- [Supplied entries]:
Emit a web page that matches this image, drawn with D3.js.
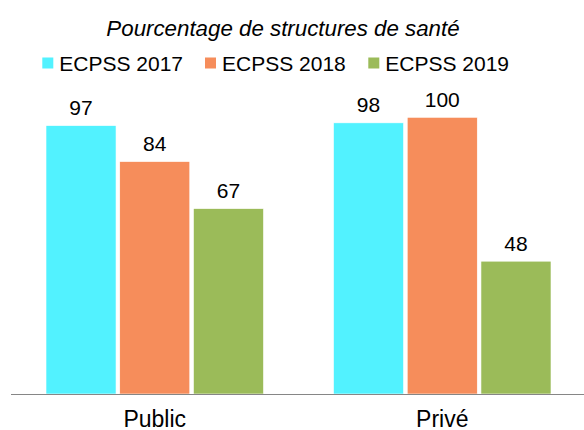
<!DOCTYPE html>
<html>
<head>
<meta charset="utf-8">
<script src="https://cdn.jsdelivr.net/npm/d3@7"></script>
<style>
  html, body { margin: 0; padding: 0; background: #fff; }
  svg { display: block; font-family: Arial, "Liberation Sans", sans-serif; }
</style>
</head>
<body>
<svg id="chart" width="584" height="430"></svg>
<script>
const categories = ["Public", "Privé"];
const seriesNames = ["ECPSS 2017", "ECPSS 2018", "ECPSS 2019"];
const values2017 = [97, 98];
const values2018 = [84, 100];
const values2019 = [67, 48];
const colors = ["#52F2FF", "#F68D5B", "#9BBB59"];
const titleText = "Pourcentage de structures de santé";

const seriesValues = [values2017, values2018, values2019];

const svg = d3.select("#chart");

const x0 = d3.scaleBand().domain(categories).range([11, 586]).padding(0);
const x1 = d3.scaleBand().domain(seriesNames)
  .range([35, x0.bandwidth() - 35]).paddingInner(0.05).paddingOuter(0);
const y = d3.scaleLinear().domain([0, 100]).range([394, 117.3]);

// Title
svg.append("text")
  .attr("x", 283).attr("y", 36)
  .attr("text-anchor", "middle")
  .attr("font-size", 22.3).attr("font-style", "italic")
  .attr("fill", "#000")
  .text(titleText);

// Legend
const legendX = [42.3, 205, 368.3];
const legend = svg.append("g");
seriesNames.forEach((s, i) => {
  legend.append("rect")
    .attr("x", legendX[i]).attr("y", 57.5)
    .attr("width", 11).attr("height", 11)
    .attr("fill", colors[i]);
  legend.append("text")
    .attr("x", legendX[i] + 17).attr("y", 71)
    .attr("font-size", 21).attr("fill", "#000")
    .text(s);
});

// Bars
const groups = svg.append("g").selectAll("g")
  .data(categories)
  .join("g")
  .attr("transform", d => `translate(${x0(d)},0)`);

groups.each(function(cat, ci) {
  const g = d3.select(this);
  seriesNames.forEach((s, si) => {
    const v = seriesValues[si][ci];
    g.append("rect")
      .attr("x", x1(s)).attr("y", y(v))
      .attr("width", x1.bandwidth())
      .attr("height", y(0) - y(v))
      .attr("fill", colors[si])
      .attr("stroke", "#ffffff").attr("stroke-width", 0.6);
    g.append("text")
      .attr("x", x1(s) + x1.bandwidth() / 2)
      .attr("y", y(v) - 10.5)
      .attr("text-anchor", "middle")
      .attr("font-size", 21).attr("fill", "#000")
      .text(v);
  });
});

// Axis
const axis = svg.append("g")
  .attr("transform", `translate(0,${y(0)})`)
  .call(d3.axisBottom(x0).tickSize(0).tickPadding(17));
axis.select(".domain").attr("stroke", "#868686").attr("stroke-width", 1.2)
  .attr("d", `M11,0.5H584`);
axis.selectAll("text")
  .attr("font-size", 23).attr("fill", "#000")
  .attr("font-family", "Arial, 'Liberation Sans', sans-serif");
</script>
</body>
</html>
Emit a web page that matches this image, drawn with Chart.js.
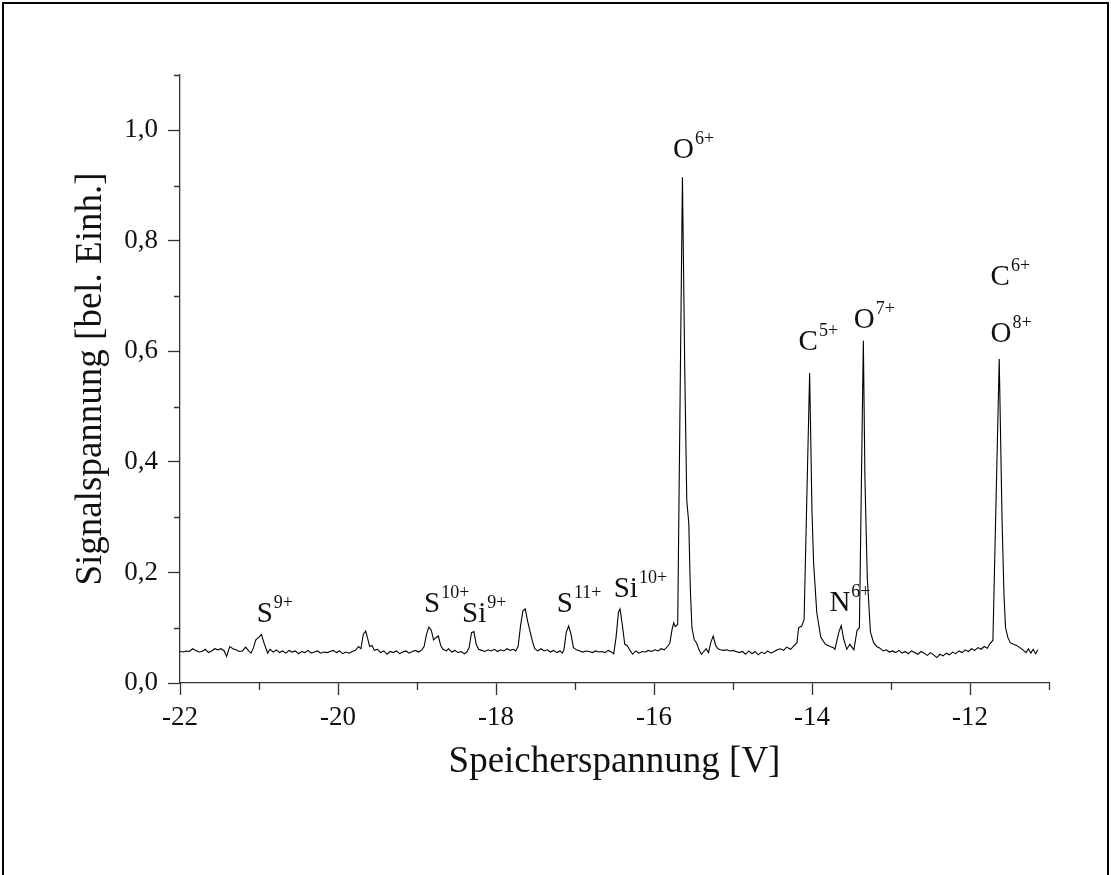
<!DOCTYPE html>
<html>
<head>
<meta charset="utf-8">
<script src="https://cdn.jsdelivr.net/npm/chart.js@4.4.1/dist/chart.umd.min.js"></script>
<style>
  html, body { margin: 0; padding: 0; background: #fff; }
  #wrap { width: 1111px; height: 875px; position: relative; }
</style>
</head>
<body>
<div id="wrap"><canvas id="spektrum" width="1111" height="875"></canvas></div>
<script>
// Speicherspannung [V] / Signalspannung [bel. Einh.]
const spektrum = [
  [-22.00,0.057],[-21.96,0.056],[-21.92,0.058],[-21.88,0.057],[-21.84,0.062],[-21.80,0.059],
  [-21.76,0.056],[-21.72,0.057],[-21.68,0.061],[-21.64,0.055],[-21.60,0.058],[-21.56,0.062],
  [-21.52,0.060],[-21.48,0.062],[-21.44,0.058],[-21.41,0.048],[-21.37,0.066],[-21.33,0.062],
  [-21.29,0.060],[-21.25,0.057],[-21.21,0.058],[-21.17,0.065],[-21.13,0.058],[-21.10,0.054],
  [-21.07,0.064],[-21.04,0.078],[-21.00,0.083],[-20.97,0.088],[-20.94,0.074],[-20.91,0.062],
  [-20.89,0.054],[-20.86,0.061],[-20.82,0.056],[-20.78,0.060],[-20.74,0.055],[-20.70,0.058],
  [-20.66,0.054],[-20.62,0.059],[-20.58,0.056],[-20.54,0.058],[-20.50,0.053],[-20.46,0.057],
  [-20.42,0.055],[-20.38,0.059],[-20.34,0.054],[-20.30,0.056],[-20.26,0.058],[-20.22,0.054],
  [-20.18,0.056],[-20.14,0.055],[-20.10,0.057],[-20.06,0.059],[-20.02,0.055],[-19.98,0.058],
  [-19.94,0.053],[-19.90,0.056],[-19.86,0.054],[-19.82,0.057],[-19.78,0.059],[-19.74,0.066],
  [-19.71,0.062],[-19.68,0.088],[-19.65,0.094],[-19.62,0.078],[-19.60,0.066],[-19.57,0.068],
  [-19.54,0.059],[-19.50,0.061],[-19.46,0.055],[-19.42,0.058],[-19.38,0.052],[-19.34,0.057],
  [-19.30,0.055],[-19.26,0.058],[-19.22,0.053],[-19.18,0.056],[-19.14,0.058],[-19.10,0.054],
  [-19.06,0.057],[-19.02,0.059],[-18.98,0.056],[-18.94,0.060],[-18.91,0.066],[-18.88,0.088],
  [-18.85,0.101],[-18.82,0.096],[-18.79,0.078],[-18.76,0.082],[-18.73,0.085],[-18.70,0.068],
  [-18.67,0.061],[-18.63,0.058],[-18.60,0.062],[-18.56,0.056],[-18.52,0.059],[-18.48,0.055],
  [-18.44,0.057],[-18.40,0.053],[-18.37,0.056],[-18.34,0.064],[-18.31,0.091],[-18.28,0.093],
  [-18.25,0.070],[-18.22,0.061],[-18.18,0.059],[-18.14,0.057],[-18.10,0.060],[-18.06,0.058],
  [-18.02,0.061],[-17.98,0.057],[-17.94,0.060],[-17.90,0.058],[-17.86,0.062],[-17.82,0.059],
  [-17.78,0.061],[-17.75,0.058],[-17.72,0.066],[-17.69,0.103],[-17.66,0.130],[-17.63,0.134],
  [-17.60,0.112],[-17.57,0.094],[-17.54,0.076],[-17.51,0.062],[-17.47,0.058],[-17.43,0.062],
  [-17.39,0.058],[-17.35,0.060],[-17.31,0.056],[-17.27,0.059],[-17.23,0.055],[-17.19,0.058],
  [-17.16,0.054],[-17.14,0.060],[-17.11,0.092],[-17.08,0.103],[-17.05,0.088],[-17.02,0.064],
  [-16.98,0.060],[-16.94,0.058],[-16.90,0.056],[-16.86,0.058],[-16.82,0.057],[-16.78,0.055],
  [-16.74,0.058],[-16.70,0.056],[-16.66,0.057],[-16.62,0.055],[-16.58,0.059],[-16.54,0.056],
  [-16.51,0.053],[-16.48,0.083],[-16.45,0.128],[-16.43,0.134],[-16.40,0.104],[-16.37,0.070],
  [-16.34,0.068],[-16.30,0.058],[-16.27,0.052],[-16.23,0.058],[-16.19,0.054],[-16.15,0.057],
  [-16.11,0.056],[-16.07,0.059],[-16.03,0.057],[-15.99,0.060],[-15.95,0.058],[-15.91,0.062],
  [-15.87,0.060],[-15.83,0.066],[-15.80,0.072],[-15.77,0.098],[-15.75,0.109],[-15.73,0.102],
  [-15.70,0.106],[-15.64,0.915],[-15.61,0.560],[-15.585,0.330],[-15.56,0.290],[-15.54,0.170],
  [-15.52,0.100],[-15.49,0.078],[-15.46,0.072],[-15.43,0.060],[-15.40,0.052],[-15.37,0.057],
  [-15.34,0.062],[-15.31,0.055],[-15.28,0.074],[-15.25,0.085],[-15.22,0.068],[-15.19,0.062],
  [-15.16,0.060],[-15.12,0.059],[-15.08,0.060],[-15.04,0.058],[-15.00,0.059],[-14.96,0.057],
  [-14.92,0.055],[-14.88,0.057],[-14.84,0.052],[-14.80,0.058],[-14.76,0.053],[-14.72,0.057],
  [-14.68,0.051],[-14.64,0.056],[-14.60,0.053],[-14.56,0.058],[-14.52,0.054],[-14.48,0.057],
  [-14.44,0.060],[-14.40,0.062],[-14.36,0.059],[-14.32,0.065],[-14.27,0.061],[-14.23,0.067],
  [-14.19,0.073],[-14.17,0.100],[-14.13,0.103],[-14.10,0.115],[-14.03,0.561],[-14.00,0.310],
  [-13.98,0.218],[-13.94,0.128],[-13.89,0.083],[-13.83,0.070],[-13.77,0.066],[-13.73,0.064],
  [-13.71,0.061],[-13.66,0.092],[-13.63,0.104],[-13.60,0.080],[-13.56,0.061],[-13.52,0.070],
  [-13.47,0.060],[-13.43,0.095],[-13.40,0.100],[-13.35,0.619],[-13.33,0.370],[-13.30,0.190],
  [-13.26,0.092],[-13.22,0.073],[-13.18,0.066],[-13.14,0.063],[-13.10,0.058],[-13.06,0.060],
  [-13.02,0.056],[-12.98,0.058],[-12.94,0.055],[-12.90,0.059],[-12.86,0.054],[-12.82,0.057],
  [-12.78,0.053],[-12.74,0.058],[-12.70,0.055],[-12.66,0.052],[-12.62,0.057],[-12.58,0.054],
  [-12.54,0.050],[-12.50,0.055],[-12.46,0.051],[-12.42,0.046],[-12.38,0.052],[-12.34,0.049],
  [-12.30,0.054],[-12.26,0.051],[-12.22,0.056],[-12.18,0.053],[-12.14,0.058],[-12.10,0.055],
  [-12.06,0.060],[-12.02,0.057],[-11.98,0.062],[-11.94,0.059],[-11.90,0.064],[-11.86,0.061],
  [-11.82,0.066],[-11.78,0.063],[-11.75,0.071],[-11.71,0.077],[-11.63,0.586],[-11.595,0.300],
  [-11.57,0.160],[-11.55,0.100],[-11.52,0.082],[-11.49,0.073],[-11.45,0.070],[-11.41,0.068],
  [-11.37,0.064],[-11.33,0.060],[-11.29,0.055],[-11.26,0.062],[-11.23,0.054],[-11.20,0.061],
  [-11.17,0.053],[-11.14,0.060]
];

// peak labels: element, charge, left edge [V], baseline [bel. Einh.]
const peakNames   = ['S', 'S', 'Si', 'S', 'Si', 'O', 'C', 'N', 'O', 'C', 'O'];
const peakCharges = ['9+', '10+', '9+', '11+', '10+', '6+', '5+', '6+', '7+', '6+', '8+'];
const peakLabelX  = [-21.03, -18.91, -18.43, -17.23, -16.51, -15.76, -14.17, -13.78, -13.47, -11.74, -11.74];
const peakLabelY  = [0.111, 0.129, 0.111, 0.129, 0.155, 0.950, 0.602, 0.131, 0.643, 0.720, 0.617];

const xMajorTicks = [-22, -20, -18, -16, -14, -12];
const xMinorTicks = [-21, -19, -17, -15, -13, -11];
const yMajorTicks = [0, 0.2, 0.4, 0.6, 0.8, 1.0];
const yMinorTicks = [0.1, 0.3, 0.5, 0.7, 0.9, 1.1];

const serif = '"Liberation Serif", "Times New Roman", serif';
const axisColor = '#333';

const extras = {
  id: 'extras',
  afterDraw(chart) {
    const ctx = chart.ctx;
    const xs = chart.scales.x, ys = chart.scales.y;
    const area = chart.chartArea;
    ctx.save();
    // minor ticks
    ctx.strokeStyle = axisColor;
    ctx.lineWidth = 1.3;
    ctx.beginPath();
    xMinorTicks.forEach(v => {
      const px = Math.round(xs.getPixelForValue(v)) + 0.5;
      ctx.moveTo(px, area.bottom);
      ctx.lineTo(px, area.bottom + 7);
    });
    yMinorTicks.forEach(v => {
      const py = Math.round(ys.getPixelForValue(v)) + 0.5;
      ctx.moveTo(area.left, py);
      ctx.lineTo(area.left - 6, py);
    });
    ctx.stroke();

    // peak labels with superscript charge
    ctx.fillStyle = '#111';
    ctx.textAlign = 'left';
    ctx.textBaseline = 'alphabetic';
    peakNames.forEach((name, i) => {
      const px = xs.getPixelForValue(peakLabelX[i]);
      const py = ys.getPixelForValue(peakLabelY[i]);
      ctx.font = '29px ' + serif;
      ctx.fillText(name, px, py);
      const w = ctx.measureText(name).width;
      ctx.font = '18px ' + serif;
      ctx.fillText(peakCharges[i], px + w + 1, py - 14);
    });

    // frame around the figure
    ctx.strokeStyle = '#000';
    ctx.lineWidth = 2;
    ctx.beginPath();
    ctx.moveTo(3, 875);
    ctx.lineTo(3, 3);
    ctx.lineTo(1108, 3);
    ctx.lineTo(1108, 875);
    ctx.stroke();
    ctx.restore();
  }
};

new Chart(document.getElementById('spektrum'), {
  type: 'scatter',
  data: {
    datasets: [{
      data: spektrum.map(p => ({ x: p[0], y: p[1] })),
      showLine: true,
      borderColor: '#000',
      borderWidth: 1.1,
      pointRadius: 0,
      tension: 0
    }]
  },
  options: {
    responsive: false,
    animation: false,
    devicePixelRatio: 1,
    layout: { padding: { left: 0, top: 75, right: 62, bottom: 0 } },
    plugins: { legend: { display: false }, tooltip: { enabled: false } },
    scales: {
      x: {
        type: 'linear',
        min: -22,
        max: -11,
        afterFit: s => { s.height = 192; },
        afterBuildTicks: s => { s.ticks = xMajorTicks.map(v => ({ value: v })); },
        grid: { drawOnChartArea: false, tickLength: 12, tickColor: axisColor, tickWidth: 1.3 },
        border: { display: true, color: axisColor, width: 1.3 },
        ticks: {
          padding: 7,
          color: '#111',
          font: { family: serif, size: 27 },
          callback: v => String(v)
        },
        title: {
          display: true,
          text: 'Speicherspannung [V]',
          color: '#111',
          font: { family: serif, size: 37 },
          padding: { top: 0, bottom: 91 }
        }
      },
      y: {
        type: 'linear',
        min: 0,
        max: 1.1,
        afterFit: s => { s.width = 180; },
        afterBuildTicks: s => { s.ticks = yMajorTicks.map(v => ({ value: v })); },
        grid: { drawOnChartArea: false, tickLength: 12, tickColor: axisColor, tickWidth: 1.3 },
        border: { display: true, color: axisColor, width: 1.3 },
        ticks: {
          padding: 10,
          color: '#111',
          font: { family: serif, size: 27 },
          callback: v => v.toFixed(1).replace('.', ',')
        },
        title: {
          display: true,
          text: 'Signalspannung [bel. Einh.]',
          color: '#111',
          font: { family: serif, size: 37 },
          padding: { top: 69, bottom: 0 }
        }
      }
    }
  },
  plugins: [extras]
});
</script>
</body>
</html>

- [What this task involves]: From the first line above down to the line with "const y = d3.scaleLinear().domain([0, 100]).range([394, 117.3]);", reproduce every line and no others, omitting pictures.

- [The output]:
Emit a web page that matches this image, drawn with D3.js.
<!DOCTYPE html>
<html>
<head>
<meta charset="utf-8">
<script src="https://cdn.jsdelivr.net/npm/d3@7"></script>
<style>
  html, body { margin: 0; padding: 0; background: #fff; }
  svg { display: block; font-family: Arial, "Liberation Sans", sans-serif; }
</style>
</head>
<body>
<svg id="chart" width="584" height="430"></svg>
<script>
const categories = ["Public", "Privé"];
const seriesNames = ["ECPSS 2017", "ECPSS 2018", "ECPSS 2019"];
const values2017 = [97, 98];
const values2018 = [84, 100];
const values2019 = [67, 48];
const colors = ["#52F2FF", "#F68D5B", "#9BBB59"];
const titleText = "Pourcentage de structures de santé";

const seriesValues = [values2017, values2018, values2019];

const svg = d3.select("#chart");

const x0 = d3.scaleBand().domain(categories).range([11, 586]).padding(0);
const x1 = d3.scaleBand().domain(seriesNames)
  .range([35, x0.bandwidth() - 35]).paddingInner(0.05).paddingOuter(0);
const y = d3.scaleLinear().domain([0, 100]).range([394, 117.3]);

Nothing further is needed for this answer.